The magnificent bird lives again, not just on dollar bills, but in salt marshes, in Purple Mountains Majesty, and in John’s little heart.

“I think Ben Franklin was wrong,” says John. “I think the bald eagle is a pretty good bird to represent America.”

So do I, John. So do I.


  1. Barb - July 31, 2020 10:13 am

    What a great encounter, seeing bald eagles and the bright young John. Don’t miss a drive out to St John Island to stand beneath the grand Angel Oak! It too is extraordinary. I’m enjoying Charleston again through you. We’ve only visited twice, but I hope to visit again. If Jamie enjoys unusual jewelry, Dacuba’s creates lovely pieces capturing the beautiful iron gate designs from throughout the city.

  2. Ann - July 31, 2020 10:32 am

    …so do I…🇺🇸

  3. Penn Wells - July 31, 2020 11:17 am

    I’m not a birder, but I learned on a trip with one to one of Georgia’s barrier islands that the Great Horned Owl has the most talon strength. As a matter of fact, she told us, that if the GHO wants a nest built by a Bald Eagle, he/she will just takes it. Something about that doesn’t seem right, for all the reasons you listed. Interesting though, huh? At least I thought so!

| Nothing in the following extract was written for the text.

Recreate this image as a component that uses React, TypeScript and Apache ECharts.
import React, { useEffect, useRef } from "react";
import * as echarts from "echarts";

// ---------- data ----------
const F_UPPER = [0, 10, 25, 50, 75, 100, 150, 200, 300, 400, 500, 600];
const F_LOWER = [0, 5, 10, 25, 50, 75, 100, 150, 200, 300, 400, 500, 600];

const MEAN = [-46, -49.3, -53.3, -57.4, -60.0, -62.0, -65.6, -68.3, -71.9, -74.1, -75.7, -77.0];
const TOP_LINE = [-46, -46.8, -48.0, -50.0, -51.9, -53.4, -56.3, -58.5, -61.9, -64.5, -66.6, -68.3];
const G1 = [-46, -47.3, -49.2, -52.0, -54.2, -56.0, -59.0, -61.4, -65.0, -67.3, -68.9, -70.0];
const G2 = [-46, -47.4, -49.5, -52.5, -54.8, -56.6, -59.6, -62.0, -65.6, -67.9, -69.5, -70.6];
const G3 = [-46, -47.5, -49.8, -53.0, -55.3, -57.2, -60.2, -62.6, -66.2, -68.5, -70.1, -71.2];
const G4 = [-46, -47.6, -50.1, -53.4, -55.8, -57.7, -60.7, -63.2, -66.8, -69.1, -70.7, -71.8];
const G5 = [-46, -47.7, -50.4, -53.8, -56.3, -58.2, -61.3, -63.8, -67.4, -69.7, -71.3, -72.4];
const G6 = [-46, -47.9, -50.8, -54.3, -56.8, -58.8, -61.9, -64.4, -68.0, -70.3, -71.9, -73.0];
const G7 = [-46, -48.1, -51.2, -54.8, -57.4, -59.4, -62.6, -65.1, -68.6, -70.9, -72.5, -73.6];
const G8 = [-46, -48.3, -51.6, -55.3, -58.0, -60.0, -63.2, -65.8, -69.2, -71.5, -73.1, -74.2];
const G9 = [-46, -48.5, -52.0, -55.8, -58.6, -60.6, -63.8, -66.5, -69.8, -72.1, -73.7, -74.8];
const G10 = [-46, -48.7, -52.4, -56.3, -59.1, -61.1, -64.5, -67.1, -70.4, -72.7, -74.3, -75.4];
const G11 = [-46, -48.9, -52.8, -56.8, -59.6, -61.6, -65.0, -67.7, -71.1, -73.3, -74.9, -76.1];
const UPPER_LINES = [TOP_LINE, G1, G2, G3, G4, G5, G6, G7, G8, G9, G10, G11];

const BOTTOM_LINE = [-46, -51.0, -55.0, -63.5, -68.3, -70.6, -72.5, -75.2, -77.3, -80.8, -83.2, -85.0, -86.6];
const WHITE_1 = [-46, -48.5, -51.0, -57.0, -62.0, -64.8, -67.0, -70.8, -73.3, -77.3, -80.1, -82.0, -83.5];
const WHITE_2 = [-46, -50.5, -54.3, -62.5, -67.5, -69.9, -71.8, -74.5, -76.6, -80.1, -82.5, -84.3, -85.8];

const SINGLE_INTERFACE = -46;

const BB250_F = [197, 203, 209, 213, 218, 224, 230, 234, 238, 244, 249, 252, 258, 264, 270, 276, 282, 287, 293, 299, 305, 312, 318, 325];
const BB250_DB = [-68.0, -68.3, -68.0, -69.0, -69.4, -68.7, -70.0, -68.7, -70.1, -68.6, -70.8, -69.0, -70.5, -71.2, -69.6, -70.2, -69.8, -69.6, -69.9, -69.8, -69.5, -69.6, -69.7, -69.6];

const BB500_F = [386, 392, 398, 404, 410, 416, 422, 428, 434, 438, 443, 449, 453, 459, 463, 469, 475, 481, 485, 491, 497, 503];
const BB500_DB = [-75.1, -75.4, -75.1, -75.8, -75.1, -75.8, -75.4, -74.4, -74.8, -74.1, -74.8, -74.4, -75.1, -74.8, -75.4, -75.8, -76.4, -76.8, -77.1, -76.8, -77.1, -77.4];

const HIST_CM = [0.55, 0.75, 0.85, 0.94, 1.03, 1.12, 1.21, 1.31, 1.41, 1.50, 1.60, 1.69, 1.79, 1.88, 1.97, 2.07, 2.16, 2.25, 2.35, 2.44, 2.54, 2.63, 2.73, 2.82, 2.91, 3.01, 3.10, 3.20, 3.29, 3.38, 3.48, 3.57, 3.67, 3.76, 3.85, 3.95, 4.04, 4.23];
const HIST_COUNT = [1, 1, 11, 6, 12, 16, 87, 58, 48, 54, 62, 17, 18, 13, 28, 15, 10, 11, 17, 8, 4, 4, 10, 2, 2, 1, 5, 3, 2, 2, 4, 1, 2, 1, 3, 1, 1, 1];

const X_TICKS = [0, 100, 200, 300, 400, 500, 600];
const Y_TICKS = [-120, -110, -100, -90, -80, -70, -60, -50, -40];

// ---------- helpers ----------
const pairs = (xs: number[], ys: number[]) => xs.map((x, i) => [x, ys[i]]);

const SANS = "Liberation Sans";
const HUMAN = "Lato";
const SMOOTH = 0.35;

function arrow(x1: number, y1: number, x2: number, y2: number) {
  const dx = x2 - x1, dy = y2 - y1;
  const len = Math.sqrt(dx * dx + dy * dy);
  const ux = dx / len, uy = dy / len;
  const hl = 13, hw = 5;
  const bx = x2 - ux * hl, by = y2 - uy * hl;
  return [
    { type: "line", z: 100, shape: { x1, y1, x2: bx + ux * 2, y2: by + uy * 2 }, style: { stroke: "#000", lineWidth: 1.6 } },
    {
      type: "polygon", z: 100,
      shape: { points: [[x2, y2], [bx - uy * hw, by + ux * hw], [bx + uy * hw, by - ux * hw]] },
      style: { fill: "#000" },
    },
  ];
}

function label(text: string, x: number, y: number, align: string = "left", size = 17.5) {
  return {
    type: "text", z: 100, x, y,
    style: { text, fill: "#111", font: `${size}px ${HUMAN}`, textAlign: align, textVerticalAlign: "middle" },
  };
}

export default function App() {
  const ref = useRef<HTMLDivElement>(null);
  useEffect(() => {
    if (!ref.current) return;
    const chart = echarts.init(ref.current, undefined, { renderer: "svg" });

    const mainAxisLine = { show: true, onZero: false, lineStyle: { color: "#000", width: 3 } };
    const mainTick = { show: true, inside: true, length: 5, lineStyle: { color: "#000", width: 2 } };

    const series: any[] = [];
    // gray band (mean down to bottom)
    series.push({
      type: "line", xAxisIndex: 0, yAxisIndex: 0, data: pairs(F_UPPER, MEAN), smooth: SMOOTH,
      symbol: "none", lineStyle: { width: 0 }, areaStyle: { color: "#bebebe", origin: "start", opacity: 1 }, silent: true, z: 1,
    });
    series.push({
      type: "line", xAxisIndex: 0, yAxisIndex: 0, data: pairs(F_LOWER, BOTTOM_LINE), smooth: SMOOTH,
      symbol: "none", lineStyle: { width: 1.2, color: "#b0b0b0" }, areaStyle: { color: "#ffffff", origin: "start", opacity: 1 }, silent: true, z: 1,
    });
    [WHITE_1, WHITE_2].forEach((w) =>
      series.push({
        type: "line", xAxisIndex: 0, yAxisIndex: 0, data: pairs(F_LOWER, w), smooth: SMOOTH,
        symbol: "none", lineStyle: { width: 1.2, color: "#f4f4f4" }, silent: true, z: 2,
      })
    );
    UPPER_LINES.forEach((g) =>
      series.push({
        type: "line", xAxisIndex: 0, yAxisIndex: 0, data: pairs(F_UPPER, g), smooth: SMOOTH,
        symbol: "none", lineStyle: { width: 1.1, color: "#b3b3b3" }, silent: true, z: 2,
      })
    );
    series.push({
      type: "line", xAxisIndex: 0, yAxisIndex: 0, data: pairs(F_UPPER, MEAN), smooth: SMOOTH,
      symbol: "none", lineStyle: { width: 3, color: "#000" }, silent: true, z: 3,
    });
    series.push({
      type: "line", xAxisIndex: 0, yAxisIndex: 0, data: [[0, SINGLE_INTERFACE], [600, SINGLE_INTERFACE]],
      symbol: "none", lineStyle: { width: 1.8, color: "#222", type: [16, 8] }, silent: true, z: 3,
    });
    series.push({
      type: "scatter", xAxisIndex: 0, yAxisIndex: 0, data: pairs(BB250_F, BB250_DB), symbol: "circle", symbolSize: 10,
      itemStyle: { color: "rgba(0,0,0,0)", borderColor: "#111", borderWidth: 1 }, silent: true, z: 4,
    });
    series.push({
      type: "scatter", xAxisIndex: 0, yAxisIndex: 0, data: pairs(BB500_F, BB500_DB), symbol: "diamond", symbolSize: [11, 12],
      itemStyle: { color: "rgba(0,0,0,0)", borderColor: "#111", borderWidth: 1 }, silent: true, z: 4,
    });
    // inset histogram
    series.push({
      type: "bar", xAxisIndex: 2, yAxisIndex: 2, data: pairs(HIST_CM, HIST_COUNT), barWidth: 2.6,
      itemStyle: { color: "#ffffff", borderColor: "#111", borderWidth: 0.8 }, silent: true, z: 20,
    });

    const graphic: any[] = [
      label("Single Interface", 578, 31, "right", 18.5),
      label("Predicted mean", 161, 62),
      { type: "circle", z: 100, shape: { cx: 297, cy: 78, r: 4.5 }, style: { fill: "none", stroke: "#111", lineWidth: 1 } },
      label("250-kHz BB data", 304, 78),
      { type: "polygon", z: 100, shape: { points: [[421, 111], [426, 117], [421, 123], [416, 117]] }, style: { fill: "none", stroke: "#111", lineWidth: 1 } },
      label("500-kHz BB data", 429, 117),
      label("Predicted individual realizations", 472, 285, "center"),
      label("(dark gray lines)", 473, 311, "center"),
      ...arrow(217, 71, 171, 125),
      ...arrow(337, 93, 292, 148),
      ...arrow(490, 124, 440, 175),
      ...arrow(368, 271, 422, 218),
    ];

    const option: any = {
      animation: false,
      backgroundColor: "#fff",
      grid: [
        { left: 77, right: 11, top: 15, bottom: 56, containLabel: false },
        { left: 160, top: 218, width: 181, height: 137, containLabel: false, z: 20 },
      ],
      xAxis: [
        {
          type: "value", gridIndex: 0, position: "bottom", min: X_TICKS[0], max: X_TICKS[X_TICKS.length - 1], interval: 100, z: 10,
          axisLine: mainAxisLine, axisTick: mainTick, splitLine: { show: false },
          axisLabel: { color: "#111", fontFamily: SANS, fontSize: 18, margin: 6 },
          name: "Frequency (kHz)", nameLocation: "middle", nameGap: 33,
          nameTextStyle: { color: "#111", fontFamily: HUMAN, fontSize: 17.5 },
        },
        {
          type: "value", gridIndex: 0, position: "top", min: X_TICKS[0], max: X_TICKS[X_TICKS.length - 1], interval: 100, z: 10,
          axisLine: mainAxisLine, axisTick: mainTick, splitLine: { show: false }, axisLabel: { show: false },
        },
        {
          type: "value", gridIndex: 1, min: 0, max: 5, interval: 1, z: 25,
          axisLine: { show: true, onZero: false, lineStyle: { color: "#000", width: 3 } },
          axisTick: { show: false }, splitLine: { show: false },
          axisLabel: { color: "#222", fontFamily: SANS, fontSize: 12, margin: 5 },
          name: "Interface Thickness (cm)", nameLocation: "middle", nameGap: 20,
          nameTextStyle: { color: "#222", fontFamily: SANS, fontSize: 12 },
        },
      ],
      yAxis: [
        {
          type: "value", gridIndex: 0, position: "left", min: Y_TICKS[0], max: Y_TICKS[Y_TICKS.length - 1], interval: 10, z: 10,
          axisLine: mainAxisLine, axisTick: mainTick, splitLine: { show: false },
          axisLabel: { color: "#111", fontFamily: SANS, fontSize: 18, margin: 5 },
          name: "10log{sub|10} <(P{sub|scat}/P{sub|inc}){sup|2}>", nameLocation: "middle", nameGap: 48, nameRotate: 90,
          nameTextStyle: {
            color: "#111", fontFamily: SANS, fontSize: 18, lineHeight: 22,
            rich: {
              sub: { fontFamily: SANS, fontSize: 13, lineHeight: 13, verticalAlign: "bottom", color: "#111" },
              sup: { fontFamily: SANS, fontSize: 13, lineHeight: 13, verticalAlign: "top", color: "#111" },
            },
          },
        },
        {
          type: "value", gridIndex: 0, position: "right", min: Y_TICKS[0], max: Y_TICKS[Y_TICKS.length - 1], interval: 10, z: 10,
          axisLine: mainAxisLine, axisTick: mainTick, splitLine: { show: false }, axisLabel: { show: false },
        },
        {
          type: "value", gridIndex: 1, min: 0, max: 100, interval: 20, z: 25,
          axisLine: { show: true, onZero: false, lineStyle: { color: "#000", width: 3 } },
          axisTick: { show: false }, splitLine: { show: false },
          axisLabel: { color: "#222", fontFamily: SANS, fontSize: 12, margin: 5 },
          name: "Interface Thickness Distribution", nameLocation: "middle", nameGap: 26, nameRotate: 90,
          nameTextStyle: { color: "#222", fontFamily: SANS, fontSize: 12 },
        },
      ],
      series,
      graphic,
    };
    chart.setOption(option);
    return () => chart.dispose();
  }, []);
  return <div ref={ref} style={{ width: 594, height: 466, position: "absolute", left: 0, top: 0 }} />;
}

  4. MR - July 31, 2020 12:31 pm

    Very informative! We have some land near Guntersville State Park in North Alabama and have eagles in our area. I’m always trying to figure out if I’m looking at a buzzard, a hawk or an eagle when I look up to the sky.Thanks to little John, ( and you) I know a little bit more what to look for. Enjoy your get away in Charleston!

  5. Martha Owens - July 31, 2020 12:35 pm

    A very majestic bird. Thanks for the reminder John and Sean.

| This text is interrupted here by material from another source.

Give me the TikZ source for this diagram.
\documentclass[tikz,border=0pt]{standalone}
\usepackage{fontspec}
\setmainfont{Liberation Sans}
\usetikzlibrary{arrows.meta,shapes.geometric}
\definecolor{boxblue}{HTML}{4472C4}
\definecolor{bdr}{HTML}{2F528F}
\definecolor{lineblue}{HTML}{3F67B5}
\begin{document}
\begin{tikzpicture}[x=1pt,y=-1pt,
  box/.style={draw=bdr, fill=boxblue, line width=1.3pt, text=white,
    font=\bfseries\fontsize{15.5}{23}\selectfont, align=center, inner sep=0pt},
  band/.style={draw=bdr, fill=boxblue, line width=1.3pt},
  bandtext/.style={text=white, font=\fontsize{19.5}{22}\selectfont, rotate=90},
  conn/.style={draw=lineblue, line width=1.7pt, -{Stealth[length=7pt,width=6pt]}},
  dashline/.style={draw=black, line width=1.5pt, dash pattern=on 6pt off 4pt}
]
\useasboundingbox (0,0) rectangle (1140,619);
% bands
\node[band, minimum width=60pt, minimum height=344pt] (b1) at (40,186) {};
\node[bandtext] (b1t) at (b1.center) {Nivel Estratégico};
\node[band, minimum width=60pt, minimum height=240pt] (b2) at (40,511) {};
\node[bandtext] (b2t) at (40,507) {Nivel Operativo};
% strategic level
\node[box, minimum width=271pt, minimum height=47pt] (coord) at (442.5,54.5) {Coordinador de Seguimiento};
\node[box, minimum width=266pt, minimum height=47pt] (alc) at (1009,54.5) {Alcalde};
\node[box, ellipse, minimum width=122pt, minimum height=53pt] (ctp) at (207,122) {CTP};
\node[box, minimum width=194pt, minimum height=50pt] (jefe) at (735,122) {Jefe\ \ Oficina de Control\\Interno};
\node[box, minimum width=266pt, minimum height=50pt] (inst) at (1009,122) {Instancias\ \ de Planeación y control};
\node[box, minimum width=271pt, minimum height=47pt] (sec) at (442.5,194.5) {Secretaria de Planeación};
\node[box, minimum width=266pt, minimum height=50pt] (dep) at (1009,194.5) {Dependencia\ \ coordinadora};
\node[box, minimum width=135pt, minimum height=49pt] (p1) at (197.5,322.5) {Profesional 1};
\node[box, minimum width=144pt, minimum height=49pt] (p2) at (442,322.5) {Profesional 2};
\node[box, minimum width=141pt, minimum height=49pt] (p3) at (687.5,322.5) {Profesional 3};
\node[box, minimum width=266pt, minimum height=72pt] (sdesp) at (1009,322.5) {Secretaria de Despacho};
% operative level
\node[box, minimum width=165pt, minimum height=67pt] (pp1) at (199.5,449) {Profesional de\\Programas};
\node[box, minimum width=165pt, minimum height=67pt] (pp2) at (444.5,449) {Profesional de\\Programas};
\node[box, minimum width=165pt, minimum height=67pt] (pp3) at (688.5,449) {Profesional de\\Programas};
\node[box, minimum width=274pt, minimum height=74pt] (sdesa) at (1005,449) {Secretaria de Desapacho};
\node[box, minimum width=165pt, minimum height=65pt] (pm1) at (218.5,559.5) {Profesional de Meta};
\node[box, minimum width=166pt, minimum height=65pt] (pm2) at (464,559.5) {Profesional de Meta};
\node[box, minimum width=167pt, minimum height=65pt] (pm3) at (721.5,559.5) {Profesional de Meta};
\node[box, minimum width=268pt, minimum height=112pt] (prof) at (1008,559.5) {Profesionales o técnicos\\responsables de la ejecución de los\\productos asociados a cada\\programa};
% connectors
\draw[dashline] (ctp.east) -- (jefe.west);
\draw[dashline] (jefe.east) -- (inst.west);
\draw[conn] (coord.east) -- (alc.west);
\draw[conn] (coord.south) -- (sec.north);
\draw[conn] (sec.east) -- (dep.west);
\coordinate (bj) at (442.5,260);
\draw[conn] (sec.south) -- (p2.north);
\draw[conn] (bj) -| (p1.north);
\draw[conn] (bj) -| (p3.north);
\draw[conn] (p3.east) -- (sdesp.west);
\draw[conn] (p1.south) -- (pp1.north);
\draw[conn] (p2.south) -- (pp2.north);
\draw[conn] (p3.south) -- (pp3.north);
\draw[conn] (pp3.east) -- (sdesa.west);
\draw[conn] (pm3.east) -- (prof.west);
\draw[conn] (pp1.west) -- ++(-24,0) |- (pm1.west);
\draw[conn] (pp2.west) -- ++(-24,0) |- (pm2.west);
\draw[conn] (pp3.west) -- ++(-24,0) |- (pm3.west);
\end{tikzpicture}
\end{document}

  6. Jan - July 31, 2020 12:53 pm

    If our national bird can claw its way back from near extinction, maybe our country can do the same. God willing, we will overcome our current chaos and soar again!

  7. Bob from Brierfield - July 31, 2020 1:00 pm

    A fantastic start to my day, thanks to Sean and John. Hope we all can learn from the perseverance of this tough bird

  8. GaryD - July 31, 2020 1:07 pm

    DDT caused a lot of problems for a lot of animals. Banning it saved lots of beautiful creatures.

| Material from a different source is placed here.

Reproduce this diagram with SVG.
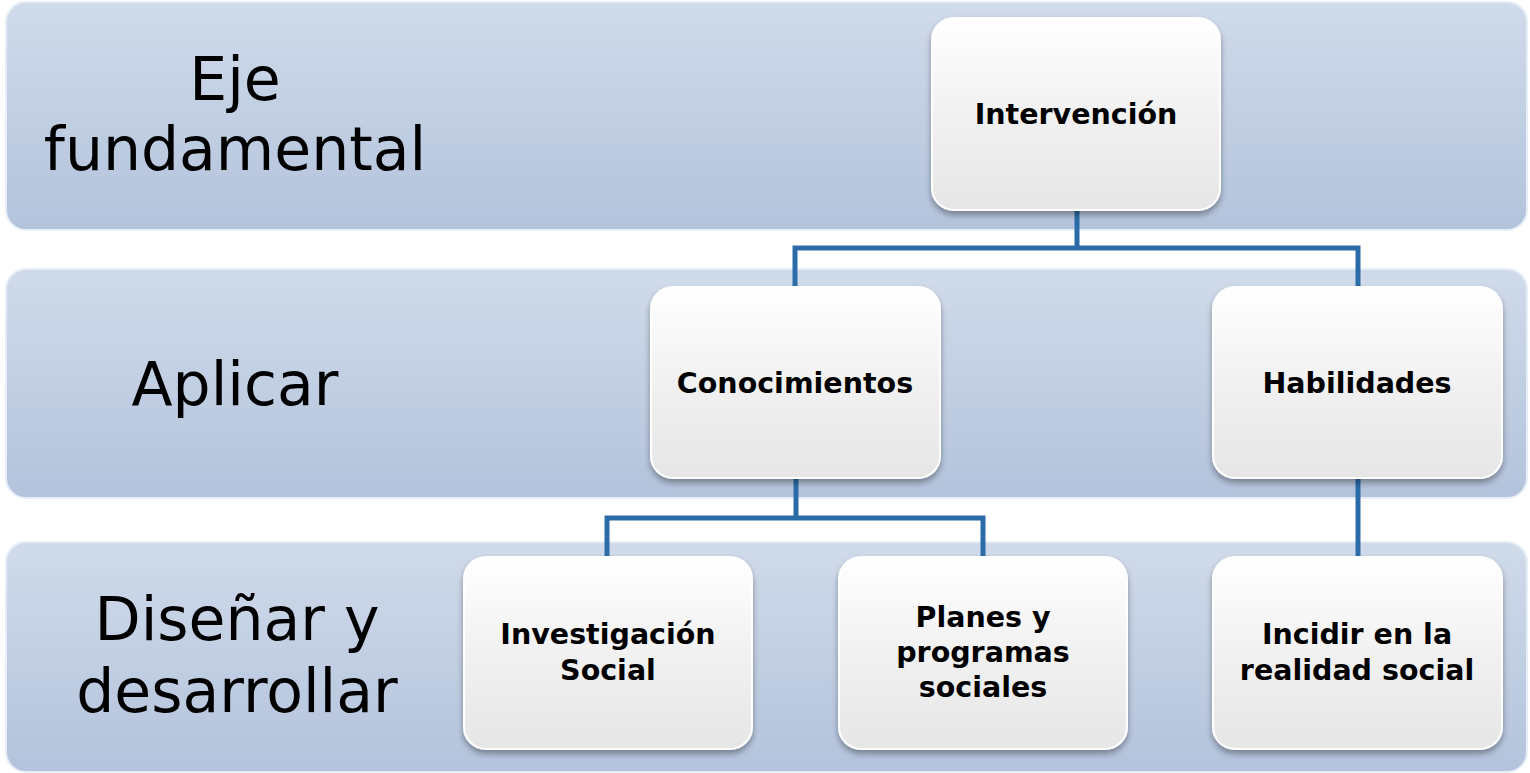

  9. Annak - July 31, 2020 2:34 pm

    Sean, if you are near the South Carolina or Georgia coast in late fall or winter, be sure to see the marsh when it has turned golden, then brown. It has been likened to the prairies of the American west, but has a magic of its own that can be found nowhere else.

  10. Gary Brookins - July 31, 2020 4:25 pm

    We live in Richmond, Virginia, just about a mile from the James River, and it’s not unusual to see a bald eagle or two soaring near our house. In the 1960s, the eagle population on the James was down to zero. But now, thanks to the diligence of conservationists, ornithologists and government programs, they are back, and as of last year, there were 302 breeding pair on the James River. Beautiful birds!

  11. Susan Ellzey - July 31, 2020 5:06 pm

    Makes me want to cheer for the bald eagle! They may be down but they are never out❣️

  12. Linda Moon - July 31, 2020 5:11 pm

    Beautiful. I “saw” Charleston again today. You represented it eloquently in this story of beauty, strength, and hope. John is a really smart kid. As a teacher and counselor of some kids who had tough times too young, my lesson plan would be what you said, Writer: Never Give Up. You represent many of those kids with your survival of hard childhood times. Keep soaring, Sean!

  13. Becky Souders - July 31, 2020 5:37 pm

    I think, perhaps, it’s John’s BIG heart. Thanks for the lessons today, Sean.

  14. MAM - July 31, 2020 6:46 pm

    The most moving time that I ever saw a bald eagle, and I’ve been fortunate enough to have seen quite a few in my long life, was at a Veteran’s Day commemoration at our nearby national cemetery. During the ceremony, a bald eagle flew over the more than 100 folks gathered there. Somebody pointed up in the sky and we all looked. Wow! What a stirring moment.

  15. Steve Winfield [Lifer] - July 31, 2020 8:54 pm

    I once saw one catch a large mouth bass swimming in the Black Warrior River. He came back up a couple hundred feet in the air & the fish was trying its best to get loose. I’m guessing he weighed 10 lbs +. The eagle dropped him & it made a big splash. Eagle made a huge circle then came back down like a military jet. Grabbed the bass a second time & flew off over the tree tops. Whole thing took maybe 10 minutes.
    One of things you remember forever.

  16. Carol - August 1, 2020 12:31 am

    Love this piece! As an Auburn fan, I can relate to the feeling when watching the bald eagle in flight. At each of our home football games, the eagle soars around the stadium and it gives me chills. Every. Single. Time. Majestic creatures! I’m so very grateful that they were saved💙🧡

  17. Sandra - August 1, 2020 1:17 am

    That is one awesome story
    One of your best. Thanks

  18. mountainboy - August 2, 2020 7:48 pm

    Sean, just found your site, great writing, thanks for yr work. … a trip up the inside passage heading up to AK. More bald eagles than can be counted. I hitchhiked down from Anchorage thru Alaska in the 80’s, mooched a ride from Ray, a italian dude heading to Philly, the guy ended up being my long lost twin brother (drunk every nite on the ferry, way fun, nothing is better than getting drunk on the top floor of a ferry at night), he ended up dropping me off at my folks door in Idaho. Ray was good people. Best hitchhike trip I had. Go see the eagles, it is off the scale.

  19. jstephenw - August 2, 2020 10:05 pm

    Thanks again Sean. As a South Carolinian, and a Southerner, I really appreciate all you do to keep our spirits up. Tell Jaime I am sending this column to her cousin Jim.